**STATED PROBLEM:** Type out the complete listing below word for word, without its pictures.

(begin)

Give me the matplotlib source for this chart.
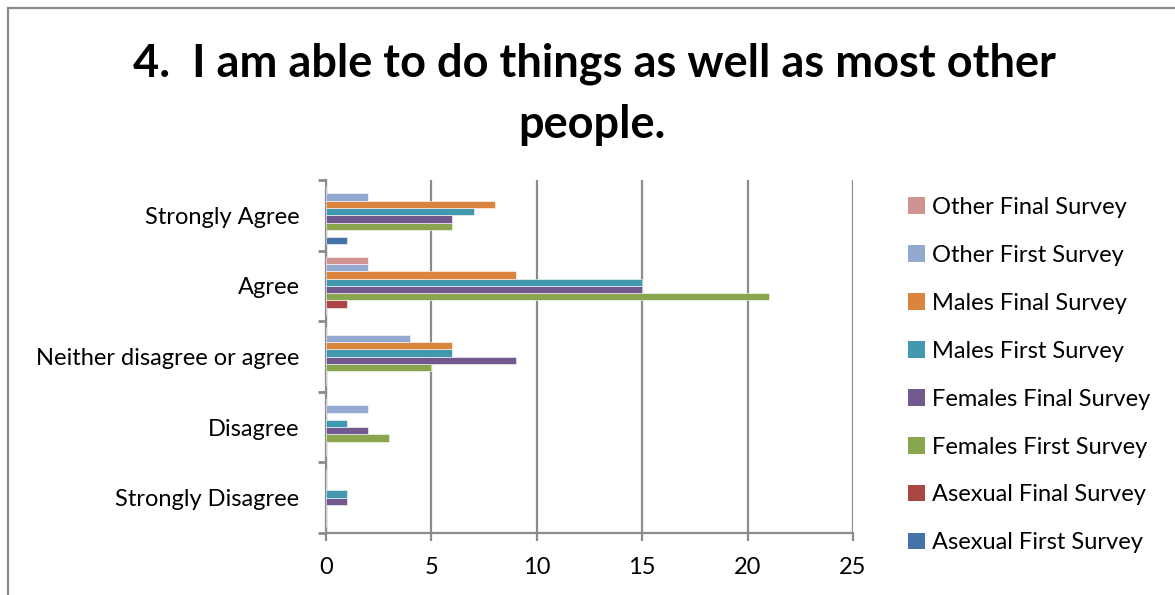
import matplotlib
matplotlib.use("Agg")
import matplotlib.pyplot as plt
from matplotlib.patches import Patch
from matplotlib.lines import Line2D
import numpy as np

plt.rcParams['font.family'] = ['Lato', 'DejaVu Sans']

categories = ["Strongly Disagree", "Disagree", "Neither disagree or agree", "Agree", "Strongly Agree"]

# Series, listed bottom-to-top within each category group
series_names = [
    "Asexual First Survey", "Asexual Final Survey",
    "Females First Survey", "Females Final Survey",
    "Males First Survey", "Males Final Survey",
    "Other First Survey", "Other Final Survey",
]
asexual_first = [0, 0, 0, 0, 1]
asexual_final = [0, 0, 0, 1, 0]
females_first = [0, 3, 5, 21, 6]
females_final = [1, 2, 9, 15, 6]
males_first = [1, 1, 6, 15, 7]
males_final = [0, 0, 6, 9, 8]
other_first = [0, 2, 4, 2, 2]
other_final = [0, 0, 0, 2, 0]

series_values = [asexual_first, asexual_final, females_first, females_final,
                 males_first, males_final, other_first, other_final]
colors = ["#4572A7", "#AA4643", "#89A54E", "#71588F",
          "#4198AF", "#DB843D", "#93A9CF", "#D19392"]

x_ticks = [0, 5, 10, 15, 20, 25]

fig = plt.figure(figsize=(11.75, 5.95), dpi=100)
ax = fig.add_axes([326 / 1175, 1 - 533 / 595, (853 - 326) / 1175, (533 - 180) / 595])

n = len(series_names)
group = 0.827
h = group / n
y = np.arange(len(categories))
for i, (vals, col) in enumerate(zip(series_values, colors)):
    offs = -group / 2 + (i + 0.5) * h
    ax.barh(y + offs, vals, height=h, color=col, edgecolor="white",
            linewidth=0.4, zorder=3)

ax.set_xlim(0, 25)
ax.set_ylim(-0.5, len(categories) - 0.5)
ax.set_xticks(x_ticks)
ax.set_xticklabels([str(t) for t in x_ticks], fontsize=17)
ax.tick_params(axis="x", direction="out", length=6, width=1.6, color="#8c8c8c", pad=11)
ax.grid(axis="x", color="#8c8c8c", linewidth=1.6, zorder=0)
ax.set_axisbelow(True)

# category boundary ticks, labels at the centres
ax.set_yticks(np.arange(-0.5, len(categories), 1.0))
ax.set_yticklabels([])
ax.tick_params(axis="y", which="major", direction="out", length=6, width=2, color="#8c8c8c")
ax.set_yticks(y, minor=True)
ax.set_yticklabels(categories, minor=True, fontsize=17)
ax.tick_params(axis="y", which="minor", length=0, pad=19)

for s in ["top", "right"]:
    ax.spines[s].set_visible(False)
for s in ["left", "bottom"]:
    ax.spines[s].set_color("#8c8c8c")
    ax.spines[s].set_linewidth(1.6)

fig.text(0.506, 0.893, "4.  I am able to do things as well as most other",
         ha="center", va="center", fontsize=32.5, fontweight="bold")
fig.text(0.504, 0.79, "people.", ha="center", va="center", fontsize=32.5, fontweight="bold")

handles = [Patch(facecolor=c, edgecolor="none") for c in colors][::-1]
labels = series_names[::-1]
fig.legend(handles, labels, loc="upper left", bbox_to_anchor=(908 / 1175, 1 - 197 / 595),
           frameon=False, fontsize=17, handlelength=0.7, handleheight=0.7,
           handletextpad=0.3, labelspacing=1.14, borderaxespad=0, borderpad=0)

# chart frame (top and left edges)
fig.add_artist(Line2D([8 / 1175, 8 / 1175], [0, 1 - 8 / 595], transform=fig.transFigure,
                      color="#8c8c8c", linewidth=1.6))
fig.add_artist(Line2D([8 / 1175, 1], [1 - 8 / 595, 1 - 8 / 595], transform=fig.transFigure,
                      color="#8c8c8c", linewidth=1.6))

fig.savefig("out.png", dpi=100)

(end)

**EXERCISE SOLUTION:**
Give me the matplotlib source for this chart.
import matplotlib
matplotlib.use("Agg")
import matplotlib.pyplot as plt
from matplotlib.patches import Patch
from matplotlib.lines import Line2D
import numpy as np

plt.rcParams['font.family'] = ['Lato', 'DejaVu Sans']

categories = ["Strongly Disagree", "Disagree", "Neither disagree or agree", "Agree", "Strongly Agree"]

# Series, listed bottom-to-top within each category group
series_names = [
    "Asexual First Survey", "Asexual Final Survey",
    "Females First Survey", "Females Final Survey",
    "Males First Survey", "Males Final Survey",
    "Other First Survey", "Other Final Survey",
]
asexual_first = [0, 0, 0, 0, 1]
asexual_final = [0, 0, 0, 1, 0]
females_first = [0, 3, 5, 21, 6]
females_final = [1, 2, 9, 15, 6]
males_first = [1, 1, 6, 15, 7]
males_final = [0, 0, 6, 9, 8]
other_first = [0, 2, 4, 2, 2]
other_final = [0, 0, 0, 2, 0]

series_values = [asexual_first, asexual_final, females_first, females_final,
                 males_first, males_final, other_first, other_final]
colors = ["#4572A7", "#AA4643", "#89A54E", "#71588F",
          "#4198AF", "#DB843D", "#93A9CF", "#D19392"]

x_ticks = [0, 5, 10, 15, 20, 25]

fig = plt.figure(figsize=(11.75, 5.95), dpi=100)
ax = fig.add_axes([326 / 1175, 1 - 533 / 595, (853 - 326) / 1175, (533 - 180) / 595])

n = len(series_names)
group = 0.827
h = group / n
y = np.arange(len(categories))
for i, (vals, col) in enumerate(zip(series_values, colors)):
    offs = -group / 2 + (i + 0.5) * h
    ax.barh(y + offs, vals, height=h, color=col, edgecolor="white",
            linewidth=0.4, zorder=3)

ax.set_xlim(0, 25)
ax.set_ylim(-0.5, len(categories) - 0.5)
ax.set_xticks(x_ticks)
ax.set_xticklabels([str(t) for t in x_ticks], fontsize=17)
ax.tick_params(axis="x", direction="out", length=6, width=1.6, color="#8c8c8c", pad=11)
ax.grid(axis="x", color="#8c8c8c", linewidth=1.6, zorder=0)
ax.set_axisbelow(True)

# category boundary ticks, labels at the centres
ax.set_yticks(np.arange(-0.5, len(categories), 1.0))
ax.set_yticklabels([])
ax.tick_params(axis="y", which="major", direction="out", length=6, width=2, color="#8c8c8c")
ax.set_yticks(y, minor=True)
ax.set_yticklabels(categories, minor=True, fontsize=17)
ax.tick_params(axis="y", which="minor", length=0, pad=19)

for s in ["top", "right"]:
    ax.spines[s].set_visible(False)
for s in ["left", "bottom"]:
    ax.spines[s].set_color("#8c8c8c")
    ax.spines[s].set_linewidth(1.6)

fig.text(0.506, 0.893, "4.  I am able to do things as well as most other",
         ha="center", va="center", fontsize=32.5, fontweight="bold")
fig.text(0.504, 0.79, "people.", ha="center", va="center", fontsize=32.5, fontweight="bold")

handles = [Patch(facecolor=c, edgecolor="none") for c in colors][::-1]
labels = series_names[::-1]
fig.legend(handles, labels, loc="upper left", bbox_to_anchor=(908 / 1175, 1 - 197 / 595),
           frameon=False, fontsize=17, handlelength=0.7, handleheight=0.7,
           handletextpad=0.3, labelspacing=1.14, borderaxespad=0, borderpad=0)

# chart frame (top and left edges)
fig.add_artist(Line2D([8 / 1175, 8 / 1175], [0, 1 - 8 / 595], transform=fig.transFigure,
                      color="#8c8c8c", linewidth=1.6))
fig.add_artist(Line2D([8 / 1175, 1], [1 - 8 / 595, 1 - 8 / 595], transform=fig.transFigure,
                      color="#8c8c8c", linewidth=1.6))

fig.savefig("out.png", dpi=100)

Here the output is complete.